Tompkins, D.M. & Gleeson, D.M., 2006. Relationship between avian malaria distribution and an exotic invasive mosquito in New Zealand. Journal of the Royal SOciety of New Zealand, 36(2), pp.51-62.

Avian poxvirus (Poxvirus avium)

TYPE OF HAZARD

Carrier

JUSTIFICATION OF HAZARD

Many native New Zealand birds are infected (Alley 2002) and multiple clades are found in New Zealand (Ha et al 2011). Not confirmed in hihi to date, but there is a possibility of subclinical infection which is carried from source to destination.

RELEASE ASSESSMENT

Avipox virus is transmissible through multiple pathways, with the most common means of infection being via biting insects which act as mechanical vectors (C. van Riper & Forrester 2007).
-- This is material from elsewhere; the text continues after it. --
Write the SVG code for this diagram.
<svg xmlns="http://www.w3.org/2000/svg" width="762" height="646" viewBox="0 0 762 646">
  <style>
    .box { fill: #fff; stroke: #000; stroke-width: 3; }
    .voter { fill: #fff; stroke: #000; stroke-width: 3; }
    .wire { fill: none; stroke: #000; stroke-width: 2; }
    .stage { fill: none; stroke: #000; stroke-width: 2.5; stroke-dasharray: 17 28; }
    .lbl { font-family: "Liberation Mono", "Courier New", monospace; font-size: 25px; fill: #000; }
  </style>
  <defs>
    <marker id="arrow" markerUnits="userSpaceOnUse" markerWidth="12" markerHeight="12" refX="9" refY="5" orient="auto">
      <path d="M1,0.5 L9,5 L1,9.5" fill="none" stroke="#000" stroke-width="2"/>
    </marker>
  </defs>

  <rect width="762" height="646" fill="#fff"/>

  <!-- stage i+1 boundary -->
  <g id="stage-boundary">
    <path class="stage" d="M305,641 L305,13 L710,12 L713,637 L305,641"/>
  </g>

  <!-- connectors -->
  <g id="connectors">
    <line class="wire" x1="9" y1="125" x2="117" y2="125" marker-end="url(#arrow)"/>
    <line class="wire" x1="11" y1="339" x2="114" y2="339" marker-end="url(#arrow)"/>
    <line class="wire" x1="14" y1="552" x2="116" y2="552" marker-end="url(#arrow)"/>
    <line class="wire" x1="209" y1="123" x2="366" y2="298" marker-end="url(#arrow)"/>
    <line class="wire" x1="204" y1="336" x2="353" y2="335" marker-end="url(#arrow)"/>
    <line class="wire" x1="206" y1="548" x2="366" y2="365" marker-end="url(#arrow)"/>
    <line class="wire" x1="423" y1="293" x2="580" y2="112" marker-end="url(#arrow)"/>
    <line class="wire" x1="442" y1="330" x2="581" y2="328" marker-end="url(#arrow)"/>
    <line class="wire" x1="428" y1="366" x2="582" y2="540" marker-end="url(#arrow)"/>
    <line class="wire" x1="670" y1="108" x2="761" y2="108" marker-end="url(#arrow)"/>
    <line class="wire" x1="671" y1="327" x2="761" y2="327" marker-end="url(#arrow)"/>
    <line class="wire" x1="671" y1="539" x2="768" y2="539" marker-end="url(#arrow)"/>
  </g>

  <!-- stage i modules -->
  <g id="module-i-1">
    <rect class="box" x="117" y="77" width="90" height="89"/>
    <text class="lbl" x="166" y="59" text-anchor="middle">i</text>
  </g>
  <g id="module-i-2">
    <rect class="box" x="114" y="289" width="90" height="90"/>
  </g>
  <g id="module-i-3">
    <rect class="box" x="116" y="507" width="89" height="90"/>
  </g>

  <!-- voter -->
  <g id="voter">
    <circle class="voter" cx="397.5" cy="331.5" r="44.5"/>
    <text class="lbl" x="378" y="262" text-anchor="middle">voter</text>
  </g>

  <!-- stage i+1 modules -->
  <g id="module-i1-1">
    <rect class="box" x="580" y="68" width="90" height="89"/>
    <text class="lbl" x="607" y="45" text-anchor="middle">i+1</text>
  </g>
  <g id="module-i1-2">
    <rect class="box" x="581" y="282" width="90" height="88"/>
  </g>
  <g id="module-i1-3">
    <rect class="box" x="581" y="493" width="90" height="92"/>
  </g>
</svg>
Poxvirus can remain viable in exfoliated scabs, on perches and be passed by direct contact to an infected bird (C. van Riper & Forrester 2007; Ritchie 1995). Avian poxvirus infection can occur at all times of the year in wild birds, but in temperate areas such as North Island, New Zealand, the biting insect vector numbers tend to lead to most infections occurring in spring, summer and early autumn (C. van Riper & Forrester 2007).
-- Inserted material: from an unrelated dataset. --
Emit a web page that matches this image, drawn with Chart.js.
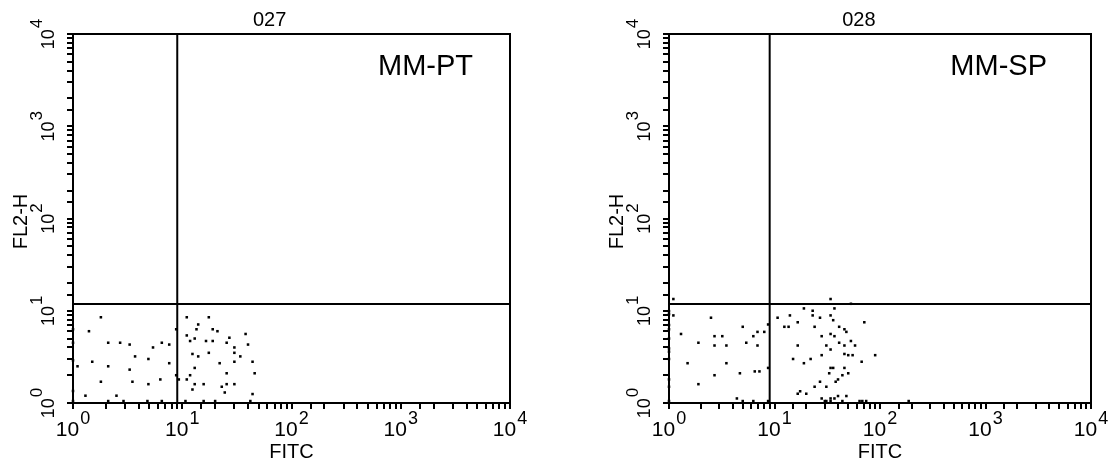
<!DOCTYPE html>
<html>
<head>
<meta charset="utf-8">
<script src="https://cdn.jsdelivr.net/npm/chart.js@4"></script>
<style>
    html, body { margin: 0; padding: 0; background: #fff; }
    #wrap { position: relative; width: 1108px; height: 464px; }
    canvas { position: absolute; top: 0; }
</style>
</head>
<body>
<div id="wrap">
    <canvas id="plotPT" width="554" height="464" style="left:0"></canvas>
    <canvas id="plotSP" width="554" height="464" style="left:554px"></canvas>
</div>
<script>
// decade labels for both log axes
const decades = [1, 10, 100, 1000, 10000];
const decadeExp = ['0', '1', '2', '3', '4'];
const xTitle = 'FITC';
const yTitle = 'FL2-H';

// quadrant gate
const gateFitc = 9;
const gateFl2 = 11.8;

// 027 / MM-PT
const ptFitc = [1.8, 1.0, 1.4, 1.0, 2.1, 2.7, 3.3, 6.5, 7.6, 5.4, 3.7, 4.9, 1.0, 1.1, 1.5, 2.1, 3.3, 7.6, 1.8, 3.5,
    4.9, 6.3, 8.8, 8.8, 1.0, 1.3, 2.5, 1.0, 2.1, 2.9, 4.8, 6.5, 9.3, 11, 17.5, 14, 13.5, 19, 21, 11,
    13, 11.8, 16.5, 19, 27, 25.5, 38, 40, 30, 30, 12.4, 17.5, 14, 34, 30, 22, 44, 13, 25.5, 46,
    11.8, 11, 13, 15.7, 12.4, 23, 24.5, 25.5, 30, 44, 10.7, 15.7, 20, 42];
const ptFl2 = [8.5, 6.3, 6.0, 4.5, 4.5, 4.5, 4.3, 4.5, 4.3, 4.0, 3.2, 3.0, 2.9, 2.5, 2.8, 2.5, 2.3, 2.7, 1.7, 1.7,
    1.6, 1.8, 2.0, 6.3, 1.35, 1.2, 1.2, 1.05, 1.05, 1.05, 1.05, 1.05, 1.8, 8.5, 8.5, 7.1, 6.3, 6.3, 6.0, 5.4,
    5.0, 4.7, 4.7, 4.7, 5.1, 4.5, 5.6, 4.3, 4.0, 3.5, 3.4, 3.5, 3.2, 3.2, 2.8, 2.7, 2.8, 2.4, 2.1, 2.1,
    2.0, 1.8, 1.6, 1.6, 1.4, 1.5, 1.3, 1.6, 1.6, 1.25, 1.05, 1.05, 1.05, 1.05];

// 028 / MM-SP
const spFitc = [1.1, 1.0, 1.0, 1.1, 2.5, 1.0, 1.0, 5.0, 8.7, 6.9, 8.0, 6.3, 1.3, 2.7, 3.2, 1.0, 1.9, 2.7, 3.5, 5.4,
    6.9, 1.0, 1.0, 1.0, 1.5, 3.5, 2.7, 4.7, 6.5, 7.2, 8.7, 1.0, 1.0, 1.9, 4.4, 5.0, 6.3, 8.7, 1.0, 34,
    53, 19, 23, 37, 14, 23, 34, 10.7, 27, 36, 16.6, 71, 12.4, 13.6, 24, 41, 46, 48, 34, 28,
    37, 53, 16.6, 31, 41, 46, 58, 34, 46, 50, 55, 28, 90, 15, 22, 19, 67, 34, 36, 33,
    46, 50, 44, 40, 38, 27, 24, 31, 17.5, 16.6, 20, 28, 30, 31, 34, 34, 37, 40, 44, 48,
    64, 68, 74, 187];
const spFl2 = [13.4, 9.9, 9.2, 8.9, 8.4, 7.0, 6.3, 6.7, 7.1, 5.9, 5.9, 5.3, 5.6, 5.3, 5.3, 5.0, 4.5, 4.2, 4.2, 4.5,
    4.2, 3.9, 3.6, 3.0, 2.7, 2.7, 2.0, 2.1, 2.2, 2.2, 2.4, 1.8, 1.5, 1.6, 1.12, 1.05, 1.05, 1.05, 1.05, 13.4,
    11.9, 10.6, 10.0, 10.6, 8.9, 8.9, 8.9, 8.4, 8.4, 7.9, 7.5, 7.5, 6.7, 6.7, 6.7, 6.7, 6.3, 5.9, 5.6, 5.3,
    5.3, 4.7, 4.2, 4.2, 4.5, 4.2, 4.2, 3.8, 3.4, 3.3, 3.3, 3.3, 3.3, 3.0, 3.0, 2.7, 2.8, 2.4, 2.4, 2.1,
    2.4, 2.1, 2.0, 1.8, 1.7, 1.7, 1.5, 1.5, 1.34, 1.26, 1.26, 1.12, 1.05, 1.05, 1.12, 1.05, 1.12, 1.19, 1.05, 1.19,
    1.05, 1.05, 1.05, 1.05];

const FONT = '"Liberation Sans", Arial, sans-serif';

// "10" with a raised exponent, centred on cx
function drawPower(ctx, cx, base, exp, size, supSize) {
    ctx.textAlign = 'left';
    ctx.font = `${size}px ${FONT}`;
    const wb = ctx.measureText('10').width;
    ctx.font = `${supSize}px ${FONT}`;
    const ws = ctx.measureText(exp).width;
    const left = cx - (wb + ws + 1) / 2;
    ctx.font = `${size}px ${FONT}`;
    ctx.fillText('10', left, base);
    ctx.font = `${supSize}px ${FONT}`;
    ctx.fillText(exp, left + wb + 1, base - 12);
}

const flowPlot = {
    id: 'flowPlot',
    afterDraw(chart, args, o) {
        const { ctx, chartArea: a, scales: { x, y } } = chart;
        ctx.save();
        ctx.fillStyle = '#000';
        ctx.strokeStyle = '#000';
        ctx.lineWidth = 2;
        ctx.strokeRect(a.left, a.top, a.width, a.height);
        ctx.textBaseline = 'alphabetic';

        decades.forEach((v, i) => {
            drawPower(ctx, x.getPixelForValue(v), a.bottom + 33, decadeExp[i], 21, 18);
            ctx.save();
            ctx.translate(a.left - 19, y.getPixelForValue(v));
            ctx.rotate(-Math.PI / 2);
            drawPower(ctx, 0, 0, decadeExp[i], 18, 17);
            ctx.restore();
        });

        ctx.font = `20px ${FONT}`;
        ctx.textAlign = 'center';
        ctx.fillText(xTitle, (a.left + a.right) / 2, a.bottom + 55);
        ctx.fillText(o.title, a.left + a.width * 0.45, a.top - 8);
        ctx.save();
        ctx.translate(a.left - 46, (a.top + a.bottom) / 2 + 3);
        ctx.rotate(-Math.PI / 2);
        ctx.fillText(yTitle, 0, 0);
        ctx.restore();

        ctx.font = `29px ${FONT}`;
        ctx.textAlign = 'right';
        ctx.fillText(o.sample, a.right - o.sampleGap, a.top + 41);
        ctx.restore();
    }
};

function logAxis(size, dim) {
    return {
        type: 'logarithmic',
        min: 1,
        max: 10000,
        grid: { drawOnChartArea: false, drawTicks: true, tickLength: 6, color: '#000', lineWidth: 2 },
        border: { display: true, color: '#000', width: 2 },
        ticks: { display: false, autoSkip: false },
        afterFit: s => { s[dim] = size; }
    };
}

function makePlot(id, fitc, fl2, title, sample, sampleGap, pad) {
    const points = fitc.map((v, i) => ({ x: v, y: fl2[i] }));
    return new Chart(document.getElementById(id), {
        type: 'scatter',
        data: {
            datasets: [
                { data: points, pointStyle: 'rect', pointRadius: 1.8, backgroundColor: '#000', borderWidth: 0, clip: false },
                { data: [{ x: gateFitc, y: 1 }, { x: gateFitc, y: 10000 }], showLine: true, borderColor: '#000', borderWidth: 2, pointRadius: 0 },
                { data: [{ x: 1, y: gateFl2 }, { x: 10000, y: gateFl2 }], showLine: true, borderColor: '#000', borderWidth: 2, pointRadius: 0 }
            ]
        },
        options: {
            responsive: false,
            animation: false,
            events: [],
            layout: { padding: pad },
            plugins: {
                legend: { display: false },
                tooltip: { enabled: false },
                flowPlot: { title, sample, sampleGap }
            },
            scales: {
                x: logAxis(20, 'height'),
                y: logAxis(20, 'width')
            }
        },
        plugins: [flowPlot]
    });
}

makePlot('plotPT', ptFitc, ptFl2, '027', 'MM-PT', 37, { left: 53, right: 44, top: 34, bottom: 41 });
makePlot('plotSP', spFitc, spFl2, '028', 'MM-SP', 44, { left: 95, right: 17, top: 34, bottom: 41 });
</script>
</body>
</html>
Multiple factors affect transmission, the most important of which are host density, host susceptibility and vector numbers within an environment at a particular time (C. van Riper et al. 2002). A hihi could become infected from contact with other infected birds, contact with infected biological material at feeding sites (e.g. shed scabs) or through mechanical vectors. In addition, hihi could become infected from contact with contaminated mist nets or the temporary housing for quarantine screening. There is a low likelihood of the hihi being infected when translocated because infection has not to date been recorded.

EXPOSURE ASSESSMENT

If infected when translocated, the hihi may remain infected during quarantine and after release and therefore remain exposed. There is low likelihood of the exposure occurring because infection wth avian poxvirus has not to date been recorded. There is a low likelihood of dissemination through shedding the virus at the destination.

CONSEQUENCE ASSESSMENT

There is a low likelihood that at least one hihi becomes infected. Poxvirus infection manifests in two common forms, the cutaneous wart-like lesions usually seen on the non-feathered parts of the body such as the beak, feet, legs and head (C. van Riper & Forrester 2007; Ha et al. 2011; Alley et al. 2010) or, a diphtheroid form with lesions on the mucous membranes, often coalescing and forming a pseudomembrane (C. van Riper & Forrester 2007; Ha et al. 2011; Tripathy et al. 2000). The latter form is associated with high mortality (Tripathy et al. 2000). There is low likelihood of the occurrence of disease and mortality because disease has not been recorded in hihi to date. Therefore the biological, environmental and economic consequences are low and limited to effects on the viability of the reintroduction.

RISK ESTIMATION

There is low likelihood of entry.

There is low likelihood of exposure of susceptible birds

The likelihood of biological and economic consequences is low.

Overall risk estimation is low.

RISK EVALUATION

Risk estimation is low, not negligible. Sanitary measures may be justified.